In enzyme-induced reactions, increasing the substrate concentration (places to bind) increases reactions, until a point of saturation:
In firm parlance, it’s the principle of: having more meetings increase production and coordination, but after a while, any additional meetings does not produce the same returns anymore. This remains a fundamental constraint.
Externally, cells can replicate. Cell division is the splitting of the firm. It either happens through fission (creating a copy) or mitosis (splitting). For firms, this feels like franchising or retail expansion (fission) vs mitosis (which is the splitting of a firm into two or more: eg EBay spinning of PayPal). PayPal still contains DNA from EBay within it, but now floats on its own in the primordial market.
Fundamentally, if this metaphor holds then there could be clues to helping resolving this fundamental question: when/where does a firm end? What should be in-house? What should be out-sourced? Should organizations merge or should they be split up?
Nature has evolved its own tiny firms for millennia. What can we take from it to understand how to design our firms?
In mitosis, a cell on a specific cycle goes through different phases towards eventually splitting and reproducing. In order to determine whether it should proceed on this cycle, different checkpoints regulate this process: either continuing or ending in arrest. These checkpoints are basically damage checks or checksum checks in software.
The only difference here is that firms don’t have a planned cycle to them. However, the idea of assessing “damage” as a checkpoint might be a useful metric to gauge where the boundary of the firm should be. “Damage” in a organization could be regarded as entropy that has been built up by how long it’s been alive. Old documents, technical debt, poor HR, etc. If these build up, the firm will go into arrest.
Thus: if a firm would follow a cell, it serves that it should eventually aim to split in order to reduce likelihood of damage build up. Internally, seeing a team as a cell, this could be regarded as the idea to not have teams be larger than having two pizzas feed them (as per Jeff Bezos’ belief).
How one measures ‘damage’ build-up in a org is uncertain. We do know that adding more resources, eventually reduces its ability to function as-is (eg, not everyone in a company has a working relationship with everyone else). It has to internally split into different functional units, regardless of whether it should externally split.
Firms don’t readily aim to split up as a whole. The reason I feel, is that firms adapt internally as needed without relying on random mutation to improve. Would Amazon benefit if it aimed to fork into Amazon1 and Amazon2? Maybe? If both firms owned 50% of the other? However, a company like Amazon relies on economies of scale. Over time, however, perhaps a split like this necessary is what is necessary to on the longer time-scale beat out competition. Put another way: if Amazon split into two, both might lose against a competitor, but would they keep their prominence regardless? That’s not a clear answer.
Perhaps a different question to ask: what IF we designed firms more like cells? They have a planned lifecycle upon which if the checkpoints match up, it will split. Firms that are more like cells are temporary firms such as movie production crews.
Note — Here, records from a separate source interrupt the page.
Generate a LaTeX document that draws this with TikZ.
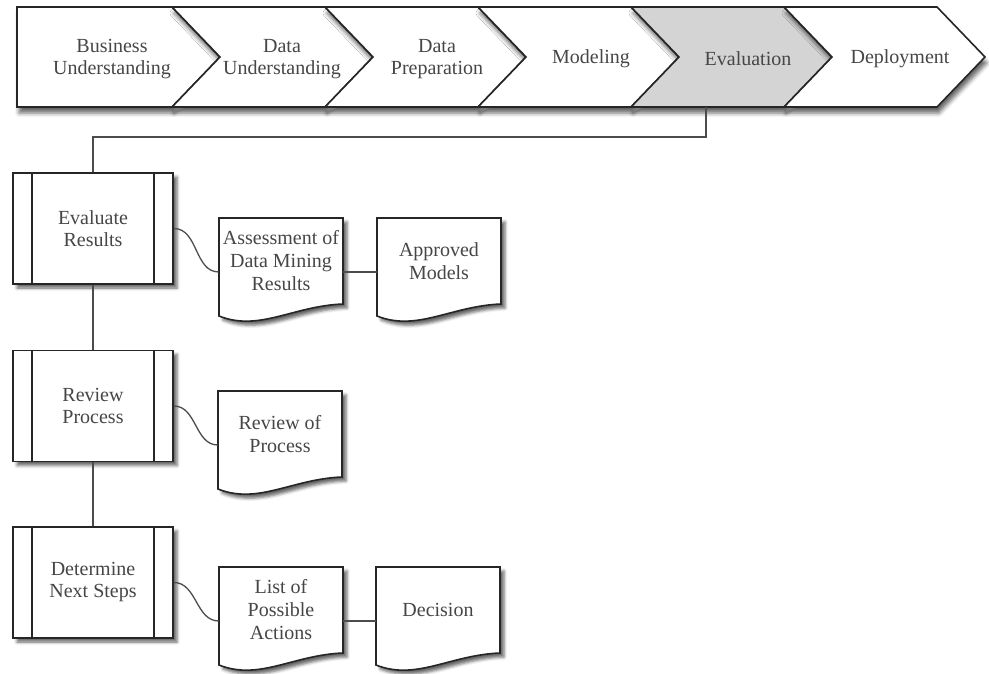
\documentclass[tikz,border=0pt]{standalone}
\usepackage{fontspec}
\setmainfont{Liberation Serif}
\usetikzlibrary{shadows.blur}

\definecolor{evalgray}{RGB}{212,212,212}
\definecolor{inkgray}{RGB}{70,70,70}

\tikzset{
  stage/.style={draw=black!85, line width=1.6pt, line join=miter,
    blur shadow={shadow xshift=2pt, shadow yshift=-6pt, shadow blur radius=4pt, shadow opacity=60}},
  stagetext/.style={text=inkgray, align=center, font=\fontsize{20}{22}\selectfont},
  procbox/.style={draw=black!85, line width=1.6pt, fill=white, minimum width=160pt,
    minimum height=111pt, align=center, text=inkgray, font=\fontsize{20}{22}\selectfont,
    blur shadow={shadow xshift=4pt, shadow yshift=-4pt, shadow blur radius=3pt, shadow opacity=60},
    path picture={\draw[black!85, line width=1.4pt]
      ([xshift=19pt]path picture bounding box.north west) -- ([xshift=19pt]path picture bounding box.south west)
      ([xshift=-19pt]path picture bounding box.north east) -- ([xshift=-19pt]path picture bounding box.south east);}},
  doc/.style={minimum width=124pt, minimum height=86pt, inner sep=0pt, align=center,
    text=inkgray, font=\fontsize{20}{23}\selectfont},
  docline/.style={draw=black!85, line width=1.6pt, fill=white,
    blur shadow={shadow xshift=4pt, shadow yshift=-4pt, shadow blur radius=3pt, shadow opacity=60}},
  conn/.style={draw=black!70, line width=1.3pt}
}

% document symbol: name, centre x, centre y, text
\newcommand{\docnode}[4]{%
  \draw[docline] (#2-62,#3-43) -- (#2+62,#3-43) -- (#2+62,#3+43)
    .. controls (#2+12,#3+45) and (#2-22,#3+71) .. (#2-62,#3+55) -- cycle;
  \node[doc] (#1) at (#2,#3) {#4};}

\begin{document}
\begin{tikzpicture}[x=1pt, y=-1pt]
\useasboundingbox (0,0) rectangle (989,674);
% Phase bar
\draw[stage, fill=white] (17,7) -- (172,7) -- (220,57) -- (172,107) -- (17,107) -- cycle;
\node[stagetext] (bu) at (112,59) {Business\\Understanding};
\foreach \bx/\tx/\fc/\nm/\lbl in {172/282/white/du/{Data\\Understanding},
    325/437/white/dp/{Data\\Preparation}, 478/591/white/mo/{Modeling},
    631/748/evalgray/ev/{Evaluation}, 784/900/white/de/{Deployment}}{
  \draw[stage, fill=\fc] (\bx,7) -- (\bx+153,7) -- (\bx+201,57) -- (\bx+153,107)
    -- (\bx,107) -- (\bx+48,57) -- cycle;
  \node[stagetext] (\nm) at (\tx,59) {\lbl};
}
\coordinate (evalbot) at (706,107);

% Tasks
\node[procbox] (er) at (93,228.5) {Evaluate\\Results};
\node[procbox] (rp) at (93,406) {Review\\Process};
\node[procbox] (dn) at (93,582.5) {Determine\\Next Steps};

% Outputs
\docnode{adm}{281}{261}{Assessment of\\Data Mining\\Results}
\docnode{am}{439}{261}{Approved\\Models}
\docnode{rop}{280}{434}{Review of\\Process}
\docnode{lpa}{281}{610}{List of\\Possible\\Actions}
\docnode{dec}{438}{610}{Decision}

% Connectors
\draw[conn] (evalbot) -- ++(0,30) -| (er.north);
\draw[conn] (er.south) -- (rp.north);
\draw[conn] (rp.south) -- (dn.north);
\draw[conn] (er.east) to[out=0, in=180] ([yshift=-11pt]adm.west);
\draw[conn] (rp.east) to[out=0, in=180] ([yshift=-11pt]rop.west);
\draw[conn] (dn.east) to[out=0, in=180] ([yshift=-11pt]lpa.west);
\draw[conn] ([yshift=-11pt]adm.east) -- ([yshift=-11pt]am.west);
\draw[conn] ([yshift=-11pt]lpa.east) -- ([yshift=-11pt]dec.west);
\end{tikzpicture}
\end{document}
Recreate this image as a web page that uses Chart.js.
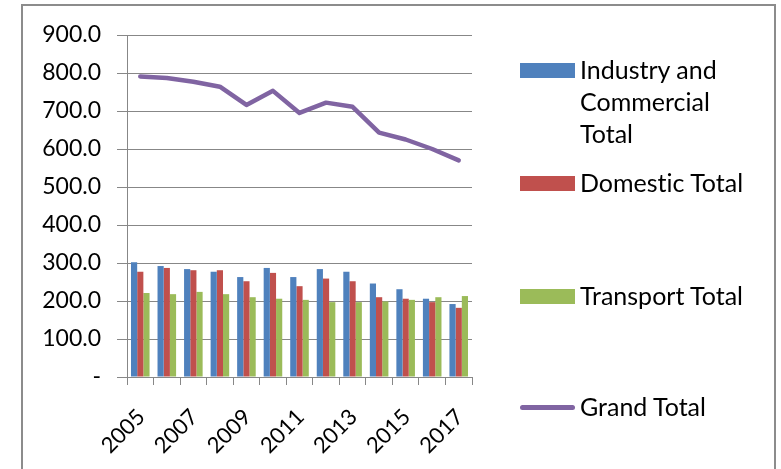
<!DOCTYPE html>
<html lang="en">
<head>
    <meta charset="UTF-8">
    <title>Totals 2005-2017</title>
    <script src="https://cdn.jsdelivr.net/npm/chart.js"></script>
    <style>
        html, body {
            margin: 0;
            padding: 0;
            background-color: #ffffff;
        }

        body {
            position: relative;
            width: 781px;
            height: 469px;
            overflow: hidden;
            font-family: 'Lato', 'Liberation Sans', sans-serif;
        }

        .frame {
            position: absolute;
            left: 21px;
            top: 4px;
            width: 755px;
            height: 520px;
            border: 2px solid #8c8c8c;
            box-sizing: border-box;
        }

        #chart {
            position: absolute;
            left: 0;
            top: 0;
        }

        .legend-swatch {
            position: absolute;
            left: 520px;
            width: 55px;
        }

        .legend-text {
            position: absolute;
            left: 580px;
            white-space: nowrap;
            font-size: 25px;
            line-height: 32px;
            color: #000000;
            font-variant-ligatures: none;
        }

        .legend-text.wrap {
            white-space: normal;
            width: 150px;
        }
    </style>
</head>

<body>
    <div class="frame"></div>
    <canvas id="chart" width="781" height="469"></canvas>
    <div id="legend"></div>

    <script>
        // data
        const years = ['2005', '2006', '2007', '2008', '2009', '2010', '2011', '2012', '2013', '2014', '2015', '2016', '2017'];
        const industry = [302, 292, 284, 277, 263, 287, 263, 284, 277, 246, 231, 206, 192];
        const domestic = [277, 287, 281, 281, 252, 274, 239, 259, 252, 210, 206, 197, 182];
        const transport = [221, 218, 224, 218, 210, 206, 203, 197, 197, 199, 203, 210, 213];
        const grandTotal = [791, 787, 777, 764, 716, 753, 695, 722, 711, 643, 625, 600, 570];

        const seriesNames = ['Industry and Commercial Total', 'Domestic Total', 'Transport Total', 'Grand Total'];
        const seriesColors = ['#4F81BD', '#C0504D', '#9BBB59', '#8064A2'];

        const gridColor = '#878787';
        const fontFamily = "'Lato', 'Liberation Sans', sans-serif";

        // legend (Excel style, uneven spacing)
        const legendCenters = [70, 183, 296, 407];
        const legend = document.getElementById('legend');
        seriesNames.forEach((name, i) => {
            const isLine = i === 3;
            const sw = document.createElement('div');
            sw.className = 'legend-swatch';
            const h = isLine ? 5 : 15;
            sw.style.top = (legendCenters[i] - h / 2) + 'px';
            sw.style.height = h + 'px';
            sw.style.background = seriesColors[i];
            if (isLine) sw.style.borderRadius = '3px';
            legend.appendChild(sw);

            const tx = document.createElement('div');
            tx.className = i === 0 ? 'legend-text wrap' : 'legend-text';
            tx.style.top = (legendCenters[i] - 17) + 'px';
            tx.textContent = name;
            legend.appendChild(tx);
        });

        new Chart(document.getElementById('chart').getContext('2d'), {
            type: 'bar',
            data: {
                labels: years,
                datasets: [
                    { label: seriesNames[0], data: industry, backgroundColor: seriesColors[0], order: 2 },
                    { label: seriesNames[1], data: domestic, backgroundColor: seriesColors[1], order: 2 },
                    { label: seriesNames[2], data: transport, backgroundColor: seriesColors[2], order: 2 },
                    {
                        type: 'line',
                        label: seriesNames[3],
                        data: grandTotal,
                        borderColor: seriesColors[3],
                        backgroundColor: seriesColors[3],
                        borderWidth: 4.5,
                        pointRadius: 0,
                        tension: 0,
                        borderCapStyle: 'round',
                        borderJoinStyle: 'round',
                        order: 1
                    }
                ]
            },
            options: {
                responsive: false,
                animation: false,
                categoryPercentage: 0.7,
                barPercentage: 1.0,
                layout: {
                    padding: { top: 35, right: 309, left: 0, bottom: 0 }
                },
                plugins: {
                    legend: { display: false },
                    tooltip: { enabled: false }
                },
                scales: {
                    x: {
                        grid: {
                            drawOnChartArea: false,
                            drawTicks: true,
                            tickLength: 8,
                            color: gridColor,
                            offset: true
                        },
                        border: { color: gridColor },
                        ticks: {
                            autoSkip: false,
                            minRotation: 45,
                            maxRotation: 45,
                            padding: 19,
                            labelOffset: 1,
                            color: '#000000',
                            font: { family: fontFamily, size: 22 },
                            callback: (v, i) => (i % 2 === 0 ? years[i] : '')
                        },
                        afterFit: (s) => { s.height = 92; }
                    },
                    y: {
                        min: 0,
                        max: 900,
                        grid: {
                            color: gridColor,
                            tickLength: 10
                        },
                        border: { color: gridColor },
                        ticks: {
                            stepSize: 100,
                            padding: 16,
                            color: '#000000',
                            font: { family: fontFamily, size: 23 },
                            callback: (v) => (v === 0 ? '-' : v.toFixed(1))
                        },
                        afterFit: (s) => { s.width = 127; }
                    }
                }
            }
        });
    </script>
</body>

</html>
They have a planned lifecycle: once done and it had enough resources (box office), sequels happen.
This metaphor starts breaking down at certain points. I am not even sure if all the metaphors I used fit into the right parts of a cell. Would love to hear if you have any thoughts and ideas on the expansion of this metaphor! Please share in the comments.
Regardless, I found it novel to view firms in different ways. I believe this rabbit-hole doesn’t stop here. There’s a lot to piece together on how firms can work together, by paying attention to biology (biomimetics). For example: conviction voting treats decision making more like some parts of nature do.